[Start]

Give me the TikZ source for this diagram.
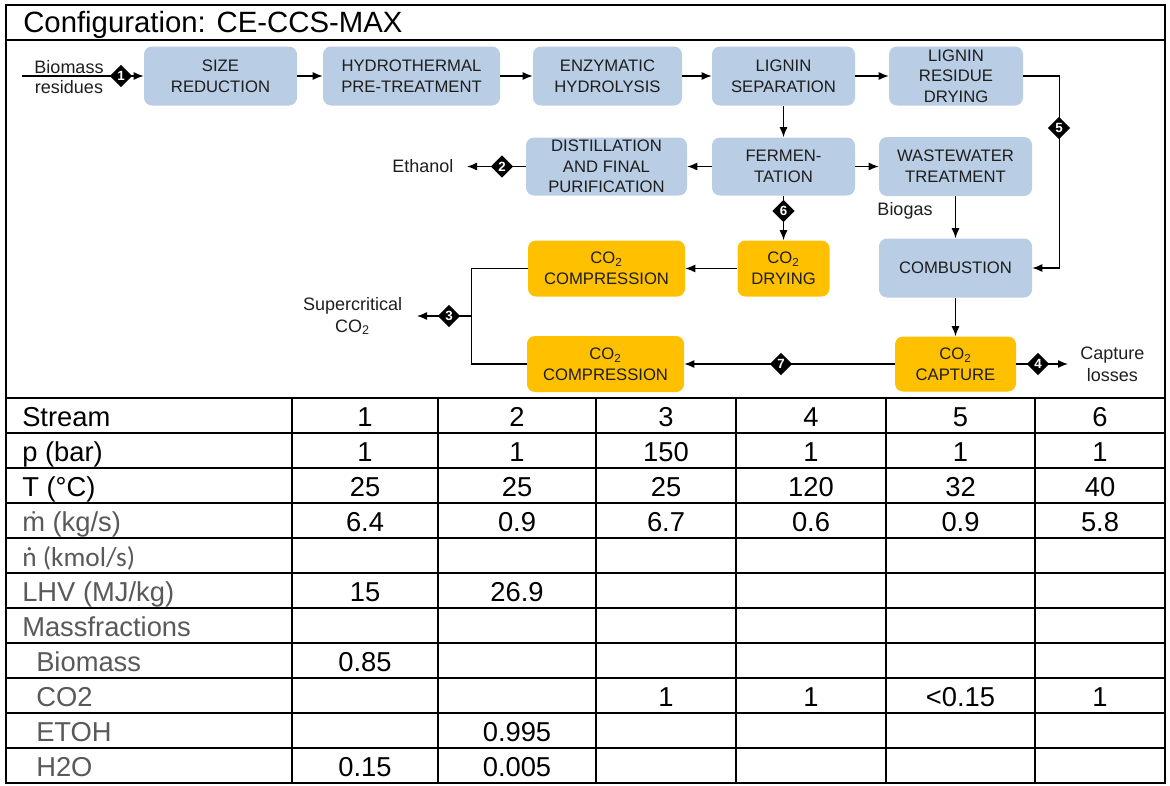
\documentclass[tikz,border=0pt]{standalone}
\usepackage{fontspec}
\setmainfont{Liberation Sans}
\newfontfamily\calfont{Carlito}
\usetikzlibrary{shapes.geometric,arrows.meta}
\definecolor{boxblue}{RGB}{185,205,229}
\definecolor{boxorange}{RGB}{255,192,0}
\definecolor{txt}{RGB}{30,30,30}
\definecolor{lbl}{RGB}{89,89,89}
\begin{document}
\begin{tikzpicture}[x=0.75pt,y=-0.75pt,
  proc/.style={rounded corners=6pt, align=center, text=txt, font=\fontsize{12.5}{15.5}\selectfont, inner sep=0pt},
  bluebox/.style={proc, fill=boxblue},
  orangebox/.style={proc, fill=boxorange},
  wh/.style 2 args={minimum width=#1*0.75pt, minimum height=#2*0.75pt},
  flow/.style={line width=1pt, draw=black},
  arr/.style={flow, -{Latex[length=7.5pt,width=6pt]}},
  num/.style={diamond, fill=black, text=white, inner sep=0pt, minimum width=17pt, minimum height=17pt, font=\bfseries\fontsize{10}{10}\selectfont},
  lab/.style={text=txt, font=\fontsize{13.5}{16.5}\selectfont, align=center},
  tline/.style={line width=1.5pt},
  tlab/.style={anchor=base west, inner sep=0pt, font=\fontsize{20.5}{24}\selectfont},
  tval/.style={anchor=base, inner sep=0pt, font=\fontsize{20.5}{24}\selectfont}
]
\useasboundingbox (0,0) rectangle (1170,785);

% frame
\draw[tline] (6,5) rectangle (1165,782.5);
\draw[tline] (6,40) -- (1165,40);
\node[anchor=base west, inner sep=0pt, font=\fontsize{22}{26}\selectfont] (title) at (23,32) {Configuration: CE-CCS-MAX};

% process boxes
\node[bluebox, wh={153}{59}] (size) at (220.5,76) {SIZE\\REDUCTION};
\node[bluebox, wh={177}{59}] (hydro) at (411.5,76) {HYDROTHERMAL\\PRE-TREATMENT};
\node[bluebox, wh={149}{59}] (enz) at (607.5,76) {ENZYMATIC\\HYDROLYSIS};
\node[bluebox, wh={143}{59}] (lsep) at (783.5,76) {LIGNIN\\SEPARATION};
\node[bluebox, wh={134}{59}] (lrd) at (956,76) {LIGNIN\\RESIDUE\\DRYING};

\node[bluebox, wh={161}{58}] (dist) at (606.5,166.5) {DISTILLATION\\AND FINAL\\PURIFICATION};
\node[bluebox, wh={143}{58}] (ferm) at (783.5,166.5) {FERMEN-\\TATION};
\node[bluebox, wh={153}{59}] (ww) at (955.5,166.5) {WASTEWATER\\TREATMENT};

\node[orangebox, wh={157}{56}] (comp1) at (606.5,268.5) {CO\textsubscript{2}\\COMPRESSION};
\node[orangebox, wh={92}{56}] (dry) at (783.5,268.5) {CO\textsubscript{2}\\DRYING};
\node[bluebox, wh={153}{59}] (comb) at (955.5,268) {COMBUSTION};

\node[orangebox, wh={157}{56}] (comp2) at (605.5,364) {CO\textsubscript{2}\\COMPRESSION};
\node[orangebox, wh={121}{55}] (cap) at (955.5,364) {CO\textsubscript{2}\\CAPTURE};

% labels
\coordinate (bin) at (22,76);
\node[lab, anchor=base, inner sep=0pt] (biom) at (69,73.5) {Biomass};
\node[lab, inner sep=0pt] (resid) at (69,87) {residues};
\node[lab, anchor=east, inner xsep=10pt] (eth) at (467,166.5) {Ethanol};
\node[lab] (biogas) at (905,211) {Biogas};
\node[lab, anchor=east, inner xsep=11pt] (sc) at (417,316) {Supercritical\\CO\textsubscript{2}};
\node[lab, anchor=west, inner xsep=9pt] (loss) at (1068,364) {Capture\\losses};

% connectors
\draw[arr] (bin) -- (size.west);
\draw[arr] (size.east) -- (hydro.west);
\draw[arr] (hydro.east) -- (enz.west);
\draw[arr] (enz.east) -- (lsep.west);
\draw[arr] (lsep.east) -- (lrd.west);
\draw[arr] (lrd.east) -- ++(36,0) |- (comb.east);
\draw[arr] (lsep.south) -- (ferm.north);
\draw[arr] (ferm.west) -- (dist.east);
\draw[arr] (dist.west) -- (eth.east);
\draw[arr] (ferm.east) -- (ww.west);
\draw[arr] (ferm.south) -- (dry.north);
\draw[arr] (ww.south) -- (comb.north);
\draw[arr] (dry.west) -- (comp1.east);
\draw[flow] (comp1.west) -- ++(-56,0) |- (comp2.west);
\coordinate (j3) at (472,316);
\draw[arr] (j3) -- (sc.east);
\draw[arr] (comb.south) -- (cap.north);
\draw[arr] (cap.west) -- (comp2.east);
\draw[arr] (cap.east) -- (loss.west);

% stream markers
\node[num] (d1) at (121,76) {1};
\node[num] (d2) at (502,166.5) {2};
\node[num] (d3) at (449,316) {3};
\node[num] (d4) at (1038,364) {4};
\node[num] (d5) at (1059,128) {5};
\node[num] (d6) at (783.5,211) {6};
\node[num] (d7) at (781,364) {7};

% table grid
\foreach \i in {0,...,10} \draw[tline] (6,397.5+35*\i) -- (1165,397.5+35*\i);
\foreach \x in {292,438,596,736,886,1035} \draw[tline] (\x,397.5) -- (\x,782.5);

% table labels
\node[tlab] (l0) at (22,426) {Stream};
\node[tlab] (l1) at (22,461) {p (bar)};
\node[tlab] (l2) at (22,496) {T (°C)};
\node[tlab, text=lbl] (l3) at (22,531) {\.{m} (kg/s)};
\node[tlab, text=lbl, font=\calfont\fontsize{20.5}{24}\selectfont] (l4) at (22,566) {\ooalign{n\cr\hidewidth ˙\hidewidth\cr} (kmol/s)};
\node[tlab, text=lbl] (l5) at (22,601) {LHV (MJ/kg)};
\node[tlab, text=lbl] (l6) at (22,636) {Massfractions};
\node[tlab, text=lbl] (l7) at (36,671) {Biomass};
\node[tlab, text=lbl] (l8) at (36,706) {CO2};
\node[tlab, text=lbl] (l9) at (36,741) {ETOH};
\node[tlab, text=lbl] (l10) at (36,776) {H2O};

% table values
\foreach \x/\v [count=\c] in {365/1,517/2,666/3,811/4,960.5/5,1100/6} \node[tval] (s\c) at (\x,426) {\v};
\foreach \x/\v [count=\c] in {365/1,517/1,666/150,811/1,960.5/1,1100/1} \node[tval] (p\c) at (\x,461) {\v};
\foreach \x/\v [count=\c] in {365/25,517/25,666/25,811/120,960.5/32,1100/40} \node[tval] (t\c) at (\x,496) {\v};
\foreach \x/\v [count=\c] in {365/6.4,517/0.9,666/6.7,811/0.6,960.5/0.9,1100/5.8} \node[tval] (m\c) at (\x,531) {\v};
\node[tval] (h1) at (365,601) {15};
\node[tval] (h2) at (517,601) {26.9};
\node[tval] (b1) at (365,671) {0.85};
\foreach \x/\v [count=\c] in {666/1,811/1,960.5/{<0.15},1100/1} \node[tval] (c\c) at (\x,706) {\v};
\node[tval] (e2) at (517,741) {0.995};
\node[tval] (w1) at (365,776) {0.15};
\node[tval] (w2) at (517,776) {0.005};
\end{tikzpicture}
\end{document}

[End]

*Problem description:* Print the complete listing exactly as it stands, without its pictures.

*Worked answer:*
Give me the TikZ source for this diagram.
\documentclass[tikz,border=0pt]{standalone}
\usepackage{fontspec}
\setmainfont{Liberation Sans}
\newfontfamily\calfont{Carlito}
\usetikzlibrary{shapes.geometric,arrows.meta}
\definecolor{boxblue}{RGB}{185,205,229}
\definecolor{boxorange}{RGB}{255,192,0}
\definecolor{txt}{RGB}{30,30,30}
\definecolor{lbl}{RGB}{89,89,89}
\begin{document}
\begin{tikzpicture}[x=0.75pt,y=-0.75pt,
  proc/.style={rounded corners=6pt, align=center, text=txt, font=\fontsize{12.5}{15.5}\selectfont, inner sep=0pt},
  bluebox/.style={proc, fill=boxblue},
  orangebox/.style={proc, fill=boxorange},
  wh/.style 2 args={minimum width=#1*0.75pt, minimum height=#2*0.75pt},
  flow/.style={line width=1pt, draw=black},
  arr/.style={flow, -{Latex[length=7.5pt,width=6pt]}},
  num/.style={diamond, fill=black, text=white, inner sep=0pt, minimum width=17pt, minimum height=17pt, font=\bfseries\fontsize{10}{10}\selectfont},
  lab/.style={text=txt, font=\fontsize{13.5}{16.5}\selectfont, align=center},
  tline/.style={line width=1.5pt},
  tlab/.style={anchor=base west, inner sep=0pt, font=\fontsize{20.5}{24}\selectfont},
  tval/.style={anchor=base, inner sep=0pt, font=\fontsize{20.5}{24}\selectfont}
]
\useasboundingbox (0,0) rectangle (1170,785);

% frame
\draw[tline] (6,5) rectangle (1165,782.5);
\draw[tline] (6,40) -- (1165,40);
\node[anchor=base west, inner sep=0pt, font=\fontsize{22}{26}\selectfont] (title) at (23,32) {Configuration: CE-CCS-MAX};

% process boxes
\node[bluebox, wh={153}{59}] (size) at (220.5,76) {SIZE\\REDUCTION};
\node[bluebox, wh={177}{59}] (hydro) at (411.5,76) {HYDROTHERMAL\\PRE-TREATMENT};
\node[bluebox, wh={149}{59}] (enz) at (607.5,76) {ENZYMATIC\\HYDROLYSIS};
\node[bluebox, wh={143}{59}] (lsep) at (783.5,76) {LIGNIN\\SEPARATION};
\node[bluebox, wh={134}{59}] (lrd) at (956,76) {LIGNIN\\RESIDUE\\DRYING};

\node[bluebox, wh={161}{58}] (dist) at (606.5,166.5) {DISTILLATION\\AND FINAL\\PURIFICATION};
\node[bluebox, wh={143}{58}] (ferm) at (783.5,166.5) {FERMEN-\\TATION};
\node[bluebox, wh={153}{59}] (ww) at (955.5,166.5) {WASTEWATER\\TREATMENT};

\node[orangebox, wh={157}{56}] (comp1) at (606.5,268.5) {CO\textsubscript{2}\\COMPRESSION};
\node[orangebox, wh={92}{56}] (dry) at (783.5,268.5) {CO\textsubscript{2}\\DRYING};
\node[bluebox, wh={153}{59}] (comb) at (955.5,268) {COMBUSTION};

\node[orangebox, wh={157}{56}] (comp2) at (605.5,364) {CO\textsubscript{2}\\COMPRESSION};
\node[orangebox, wh={121}{55}] (cap) at (955.5,364) {CO\textsubscript{2}\\CAPTURE};

% labels
\coordinate (bin) at (22,76);
\node[lab, anchor=base, inner sep=0pt] (biom) at (69,73.5) {Biomass};
\node[lab, inner sep=0pt] (resid) at (69,87) {residues};
\node[lab, anchor=east, inner xsep=10pt] (eth) at (467,166.5) {Ethanol};
\node[lab] (biogas) at (905,211) {Biogas};
\node[lab, anchor=east, inner xsep=11pt] (sc) at (417,316) {Supercritical\\CO\textsubscript{2}};
\node[lab, anchor=west, inner xsep=9pt] (loss) at (1068,364) {Capture\\losses};

% connectors
\draw[arr] (bin) -- (size.west);
\draw[arr] (size.east) -- (hydro.west);
\draw[arr] (hydro.east) -- (enz.west);
\draw[arr] (enz.east) -- (lsep.west);
\draw[arr] (lsep.east) -- (lrd.west);
\draw[arr] (lrd.east) -- ++(36,0) |- (comb.east);
\draw[arr] (lsep.south) -- (ferm.north);
\draw[arr] (ferm.west) -- (dist.east);
\draw[arr] (dist.west) -- (eth.east);
\draw[arr] (ferm.east) -- (ww.west);
\draw[arr] (ferm.south) -- (dry.north);
\draw[arr] (ww.south) -- (comb.north);
\draw[arr] (dry.west) -- (comp1.east);
\draw[flow] (comp1.west) -- ++(-56,0) |- (comp2.west);
\coordinate (j3) at (472,316);
\draw[arr] (j3) -- (sc.east);
\draw[arr] (comb.south) -- (cap.north);
\draw[arr] (cap.west) -- (comp2.east);
\draw[arr] (cap.east) -- (loss.west);

% stream markers
\node[num] (d1) at (121,76) {1};
\node[num] (d2) at (502,166.5) {2};
\node[num] (d3) at (449,316) {3};
\node[num] (d4) at (1038,364) {4};
\node[num] (d5) at (1059,128) {5};
\node[num] (d6) at (783.5,211) {6};
\node[num] (d7) at (781,364) {7};

% table grid
\foreach \i in {0,...,10} \draw[tline] (6,397.5+35*\i) -- (1165,397.5+35*\i);
\foreach \x in {292,438,596,736,886,1035} \draw[tline] (\x,397.5) -- (\x,782.5);

% table labels
\node[tlab] (l0) at (22,426) {Stream};
\node[tlab] (l1) at (22,461) {p (bar)};
\node[tlab] (l2) at (22,496) {T (°C)};
\node[tlab, text=lbl] (l3) at (22,531) {\.{m} (kg/s)};
\node[tlab, text=lbl, font=\calfont\fontsize{20.5}{24}\selectfont] (l4) at (22,566) {\ooalign{n\cr\hidewidth ˙\hidewidth\cr} (kmol/s)};
\node[tlab, text=lbl] (l5) at (22,601) {LHV (MJ/kg)};
\node[tlab, text=lbl] (l6) at (22,636) {Massfractions};
\node[tlab, text=lbl] (l7) at (36,671) {Biomass};
\node[tlab, text=lbl] (l8) at (36,706) {CO2};
\node[tlab, text=lbl] (l9) at (36,741) {ETOH};
\node[tlab, text=lbl] (l10) at (36,776) {H2O};

% table values
\foreach \x/\v [count=\c] in {365/1,517/2,666/3,811/4,960.5/5,1100/6} \node[tval] (s\c) at (\x,426) {\v};
\foreach \x/\v [count=\c] in {365/1,517/1,666/150,811/1,960.5/1,1100/1} \node[tval] (p\c) at (\x,461) {\v};
\foreach \x/\v [count=\c] in {365/25,517/25,666/25,811/120,960.5/32,1100/40} \node[tval] (t\c) at (\x,496) {\v};
\foreach \x/\v [count=\c] in {365/6.4,517/0.9,666/6.7,811/0.6,960.5/0.9,1100/5.8} \node[tval] (m\c) at (\x,531) {\v};
\node[tval] (h1) at (365,601) {15};
\node[tval] (h2) at (517,601) {26.9};
\node[tval] (b1) at (365,671) {0.85};
\foreach \x/\v [count=\c] in {666/1,811/1,960.5/{<0.15},1100/1} \node[tval] (c\c) at (\x,706) {\v};
\node[tval] (e2) at (517,741) {0.995};
\node[tval] (w1) at (365,776) {0.15};
\node[tval] (w2) at (517,776) {0.005};
\end{tikzpicture}
\end{document}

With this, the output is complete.